At the same time, the leader-writers do well in trying to arrive at some philosophy of disaster. But the true philosophy of disaster is one which will teach us to rage where raging will be of avail and to endure where there is nothing for it but endurance. Most of us in these days are content to have no philosophy at all, philosophy being a name for serious thought about the universal disaster of death. To read Montaigne, who lived blithely in conversation with death, is to step right out of our modern civilisation into a wiser world. It is to become an inhabitant of the universe instead of a rather inefficient earner of an income. Montaigne tells us that, even when he was in good health, if a thought occurred to him during a walk he jotted it down at once for fear he might be dead before he could reach home and write it down at leisure. He made himself as familiar with death as he was with the sun or his neighbours. He explains what a happiness it would have been to him to write a history of the way in which different great men had died, and his essays are in great part an expression of interest in the caprices of death among the heroes of the human race. History was to him a procession of disasters--disasters, however, seen against a background of faith in the benevolence of the scheme of things--and he made his account with life as something to be enjoyed as a privilege rather than a right.
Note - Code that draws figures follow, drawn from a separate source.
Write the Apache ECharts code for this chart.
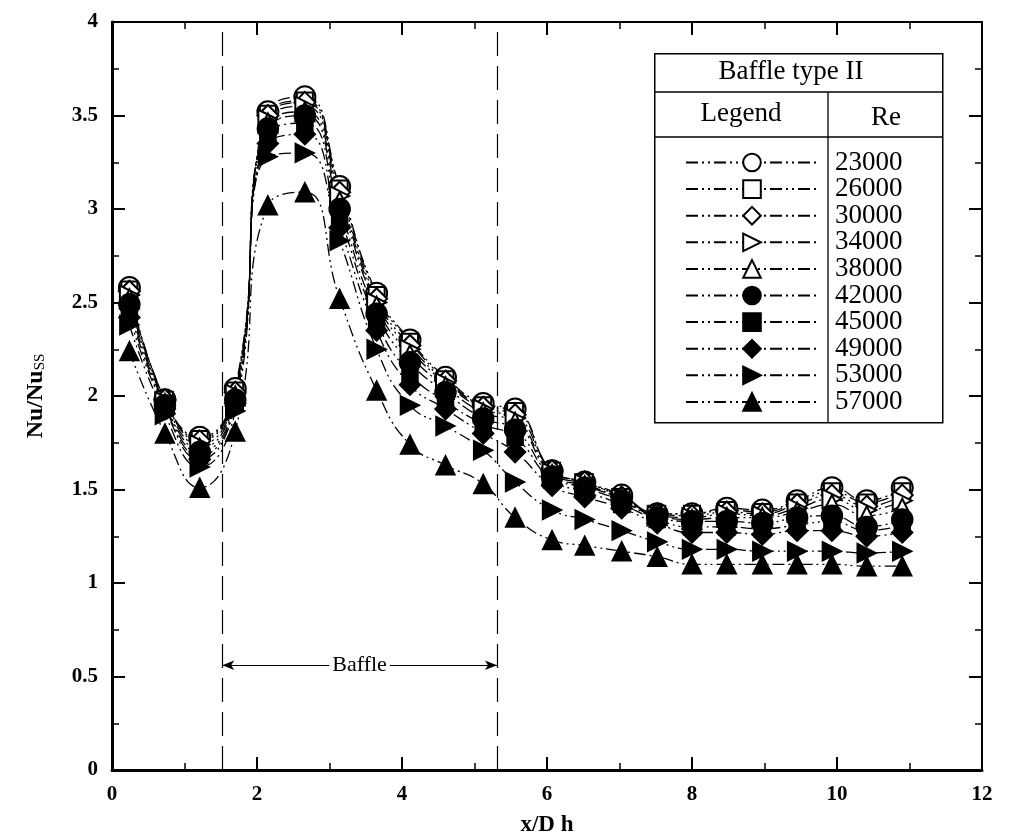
<!DOCTYPE html>
<html>
<head>
<meta charset="utf-8">
<script src="https://cdn.jsdelivr.net/npm/echarts@6/dist/echarts.min.js"></script>
<style>
html,body{margin:0;padding:0;background:#fff;}
#chart{width:1012px;height:836px;}
</style>
</head>
<body>
<div id="chart"></div>
<script>
// x/Dh positions of measurement points
const xPos = [0.24, 0.73, 1.21, 1.70, 2.15, 2.66, 3.14, 3.65, 4.11, 4.60, 5.12, 5.56, 6.07, 6.52, 7.03, 7.52, 8.00, 8.48, 8.97, 9.45, 9.93, 10.41, 10.90];

const reNames = ['23000', '26000', '30000', '34000', '38000', '42000', '45000', '49000', '53000', '57000'];

const re23000 = [2.58, 1.98, 1.78, 2.04, 3.52, 3.60, 3.12, 2.55, 2.30, 2.10, 1.96, 1.93, 1.60, 1.54, 1.47, 1.37, 1.37, 1.40, 1.39, 1.44, 1.51, 1.44, 1.51];
const re26000 = [2.57, 1.98, 1.77, 2.03, 3.51, 3.58, 3.11, 2.54, 2.29, 2.09, 1.95, 1.92, 1.60, 1.54, 1.46, 1.37, 1.37, 1.39, 1.38, 1.43, 1.49, 1.43, 1.49];
const re30000 = [2.56, 1.98, 1.76, 2.02, 3.50, 3.57, 3.09, 2.52, 2.27, 2.08, 1.94, 1.90, 1.60, 1.54, 1.46, 1.37, 1.36, 1.38, 1.37, 1.42, 1.47, 1.41, 1.47];
const re34000 = [2.54, 1.97, 1.74, 2.01, 3.48, 3.55, 3.07, 2.50, 2.25, 2.07, 1.93, 1.88, 1.59, 1.53, 1.45, 1.36, 1.35, 1.37, 1.36, 1.40, 1.45, 1.39, 1.44];
const re38000 = [2.52, 1.96, 1.72, 2.00, 3.46, 3.52, 3.04, 2.48, 2.22, 2.05, 1.91, 1.86, 1.58, 1.52, 1.45, 1.36, 1.34, 1.35, 1.35, 1.38, 1.42, 1.36, 1.40];
const re42000 = [2.49, 1.95, 1.70, 1.98, 3.43, 3.50, 3.00, 2.44, 2.18, 2.02, 1.88, 1.82, 1.57, 1.51, 1.44, 1.35, 1.33, 1.33, 1.32, 1.35, 1.36, 1.30, 1.34];
const re45000 = [2.46, 1.94, 1.68, 1.97, 3.40, 3.46, 2.96, 2.40, 2.12, 1.97, 1.85, 1.78, 1.55, 1.49, 1.42, 1.34, 1.30, 1.30, 1.29, 1.31, 1.33, 1.28, 1.31];
const re49000 = [2.42, 1.93, 1.66, 1.96, 3.35, 3.40, 2.90, 2.35, 2.06, 1.93, 1.80, 1.70, 1.52, 1.46, 1.40, 1.32, 1.27, 1.27, 1.26, 1.28, 1.28, 1.25, 1.27];
const re53000 = [2.38, 1.90, 1.62, 1.92, 3.28, 3.30, 2.83, 2.25, 1.95, 1.84, 1.71, 1.54, 1.39, 1.34, 1.28, 1.22, 1.18, 1.18, 1.17, 1.17, 1.17, 1.16, 1.17];
const re57000 = [2.24, 1.80, 1.51, 1.81, 3.02, 3.09, 2.52, 2.03, 1.74, 1.63, 1.53, 1.35, 1.23, 1.20, 1.17, 1.14, 1.10, 1.10, 1.10, 1.10, 1.10, 1.09, 1.09];

const seriesValues = [re23000, re26000, re30000, re34000, re38000, re42000, re45000, re49000, re53000, re57000];

// baffle extent (x/Dh) and arrow height
const baffleStart = 1.52;
const baffleEnd = 5.31;
const baffleArrowY = 0.56;

const xTicks = [0, 2, 4, 6, 8, 10, 12];
const yTicks = [0, 0.5, 1, 1.5, 2, 2.5, 3, 3.5, 4];

const symbols = [
  {symbol: 'emptyCircle', size: 21, rotate: 0},
  {symbol: 'emptyRect', size: 16, rotate: 0},
  {symbol: 'emptyDiamond', size: 21, rotate: 0},
  {symbol: 'emptyTriangle', size: 19, rotate: -90},
  {symbol: 'emptyTriangle', size: 19, rotate: 0},
  {symbol: 'circle', size: 21, rotate: 0},
  {symbol: 'rect', size: 16, rotate: 0},
  {symbol: 'diamond', size: 21, rotate: 0},
  {symbol: 'triangle', size: 19, rotate: -90},
  {symbol: 'triangle', size: 19, rotate: 0}
];

const serif = "'Liberation Serif', 'Times New Roman', serif";
const dashDotDot = [12, 4, 2, 4, 2, 4];

const series = seriesValues.map((vals, i) => ({
  name: reNames[i],
  type: 'line',
  smooth: 0.5,
  data: vals.map((v, j) => [xPos[j], v]),
  symbol: symbols[i].symbol,
  symbolSize: symbols[i].size,
  symbolRotate: symbols[i].rotate,
  showAllSymbol: true,
  lineStyle: {color: '#000', width: 1.3, type: dashDotDot},
  itemStyle: {color: '#000', borderColor: '#000', borderWidth: 1.5},
  emphasis: {disabled: true},
  animation: false,
  z: 3
}));

// helper series for baffle marks
series.push({
  type: 'line',
  data: [],
  silent: true,
  animation: false,
  markLine: {
    silent: true,
    animation: false,
    symbol: 'none',
    label: {show: false},
    lineStyle: {color: '#000', type: [24, 10], width: 1.2},
    data: [{xAxis: baffleStart}, {xAxis: baffleEnd}]
  }
});
series.push({
  type: 'line',
  data: [],
  silent: true,
  animation: false,
  markLine: {
    silent: true,
    animation: false,
    symbol: ['arrow', 'arrow'],
    symbolSize: [7, 12],
    lineStyle: {color: '#000', type: 'solid', width: 1},
    label: {
      show: true,
      position: 'middle',
      formatter: 'Baffle',
      fontFamily: serif,
      fontSize: 22,
      color: '#000',
      backgroundColor: '#fff',
      padding: [0, 3],
      distance: -11
    },
    data: [[{coord: [baffleStart, baffleArrowY]}, {coord: [baffleEnd, baffleArrowY]}]]
  }
});

const chart = echarts.init(document.getElementById('chart'));
const gLeft = 112, gTop = 22, gRight = 30, gBottom = 66;

const axisCommon = {
  min: 0,
  splitLine: {show: false},
  axisTick: {inside: true, length: 13, lineStyle: {color: '#000', width: 2}},
  minorTick: {show: true, splitNumber: 2, length: 7, lineStyle: {color: '#000', width: 1.5}},
  minorSplitLine: {show: false}
};

chart.setOption({
  backgroundColor: '#fff',
  animation: false,
  grid: {left: gLeft, top: gTop, right: gRight, bottom: gBottom, containLabel: false, outerBoundsMode: 'none'},
  legend: {
    orient: 'vertical',
    left: 680,
    top: 144,
    itemWidth: 132,
    itemHeight: 22,
    itemGap: -0.4,
    data: reNames,
    selectedMode: false,
    textStyle: {fontFamily: serif, fontSize: 27, color: '#000', padding: [0, 0, 0, 12]}
  },
  xAxis: [
    Object.assign({}, axisCommon, {
      type: 'value', max: 12, interval: 2, position: 'bottom',
      name: 'x/D h', nameLocation: 'middle', nameGap: 44,
      nameTextStyle: {fontFamily: serif, fontSize: 23, fontWeight: 'bold', color: '#000'},
      axisLine: {onZero: false, lineStyle: {color: '#000', width: 3}},
      axisLabel: {
        fontFamily: serif, fontSize: 21, fontWeight: 'bold', color: '#000', margin: 14,
        formatter: v => (xTicks.indexOf(v) >= 0 ? String(v) : '')
      }
    }),
    Object.assign({}, axisCommon, {
      type: 'value', max: 12, interval: 2, position: 'top',
      axisLine: {onZero: false, lineStyle: {color: '#000', width: 2}},
      axisLabel: {show: false}
    })
  ],
  yAxis: [
    Object.assign({}, axisCommon, {
      type: 'value', max: 4, interval: 0.5, position: 'left',
      name: '{a|Nu/Nu}{b|SS}', nameLocation: 'middle', nameGap: 64,
      nameTextStyle: {
        color: '#000',
        rich: {
          a: {fontFamily: serif, fontSize: 24, fontWeight: 'bold', color: '#000'},
          b: {fontFamily: serif, fontSize: 15, color: '#000', padding: [10, 0, 0, 0]}
        }
      },
      axisLine: {onZero: false, lineStyle: {color: '#000', width: 3}},
      axisLabel: {
        fontFamily: serif, fontSize: 21, fontWeight: 'bold', color: '#000', margin: 14,
        formatter: v => (yTicks.indexOf(v) >= 0 ? String(v) : '')
      }
    }),
    Object.assign({}, axisCommon, {
      type: 'value', max: 4, interval: 0.5, position: 'right',
      axisLine: {onZero: false, lineStyle: {color: '#000', width: 2}},
      axisLabel: {show: false}
    })
  ],
  graphic: [
    {type: 'rect', left: 654, top: 53, z: 1,
     shape: {width: 288, height: 369},
     style: {fill: '#fff', stroke: '#000', lineWidth: 1.5}},
    {type: 'line', z: 2, shape: {x1: 654, y1: 92, x2: 942, y2: 92}, style: {stroke: '#000', lineWidth: 1.3}},
    {type: 'line', z: 2, shape: {x1: 654, y1: 137, x2: 942, y2: 137}, style: {stroke: '#000', lineWidth: 1.3}},
    {type: 'line', z: 2, shape: {x1: 828, y1: 92, x2: 828, y2: 422}, style: {stroke: '#000', lineWidth: 1.3}},
    {type: 'text', z: 2, x: 791, y: 72, style: {text: 'Baffle type II', font: '27px ' + serif, fill: '#000', textAlign: 'center', textVerticalAlign: 'middle'}},
    {type: 'text', z: 2, x: 741, y: 114, style: {text: 'Legend', font: '27px ' + serif, fill: '#000', textAlign: 'center', textVerticalAlign: 'middle'}},
    {type: 'text', z: 2, x: 886, y: 118, style: {text: 'Re', font: '27px ' + serif, fill: '#000', textAlign: 'center', textVerticalAlign: 'middle'}}
  ],
  series: series
});
</script>
</body>
</html>
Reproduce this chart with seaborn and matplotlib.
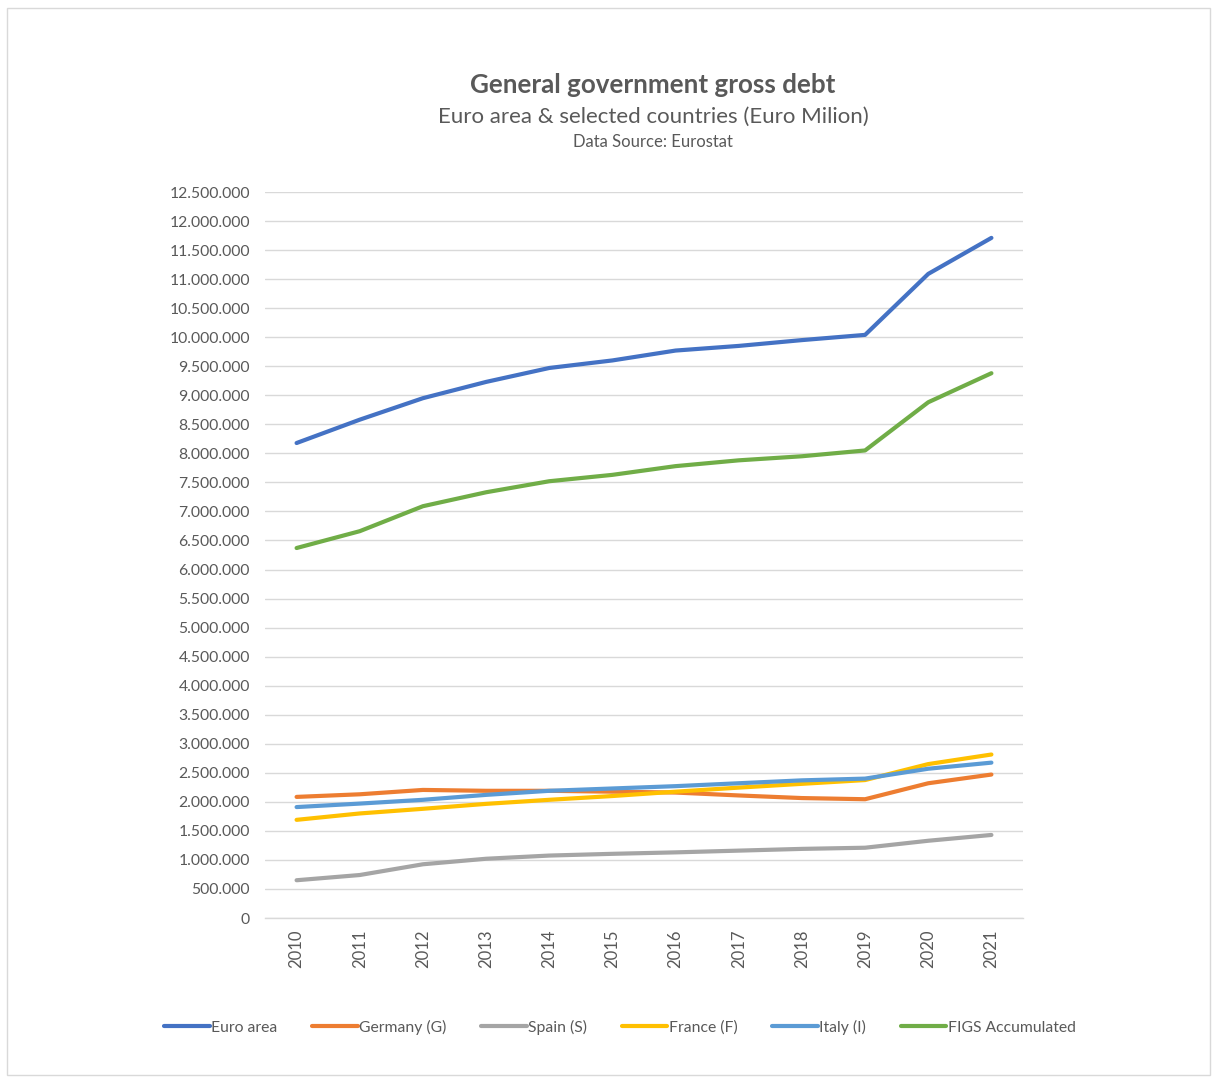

"If a man could by any means avoid it," he said of death, "though by creeping under a calf's skin, I am one that should not be ashamed of the shift." Somehow, one hardly believes him. He seems here to be speaking for our reassurance rather than historically. On the other hand, he is right a thousand times in summoning even the most timid-kneed to go out and shake hands with disaster as with a friend. To hide from it is only a kind of watered-down atheism. It is a distrust of life. It is easy, of course, to compose sentences on the subject: it is quite another thing to compose ourselves. Matthew Arnold relates in one of his prefaces how he once failed to bring any consolation to the occupants of a railway carriage at a time when a panic about murder in railway trains was running its course by bidding them reflect that, even if any of them died suddenly by violent hands, the gravel-walks of their villas would still be rolled, and there would still be a crowd at the corner of Fenchurch Street. It is a very rational mind that can get comfort out of a thought like that. Even when we are not troubled by thinking of our work or our family, we cannot but cry out against the corruption of this flesh of our bodies, and many of us quake at the thought of the enforced adventure of the soul into a secret world. Marked down for disaster, we may add to our income, or win a place in the Cabinet, or make a reputation for singing comic songs, but death will steal upon us in our security, and strip us bare of everything save the courage we have learned from philosophy and the faith that has been given us by religion. We spend our hours shirking that fact. Cowardice and pessimism will avail on our death-beds no more than wealth or stuffed birds of paradise. Logically, then, every circumstance shouts to us to be brave. But, alas! bravery, though in face of the disasters of others it is easy enough, in the face of our own disasters is a rare and splendid form of genius, To attain it is the crown of existence.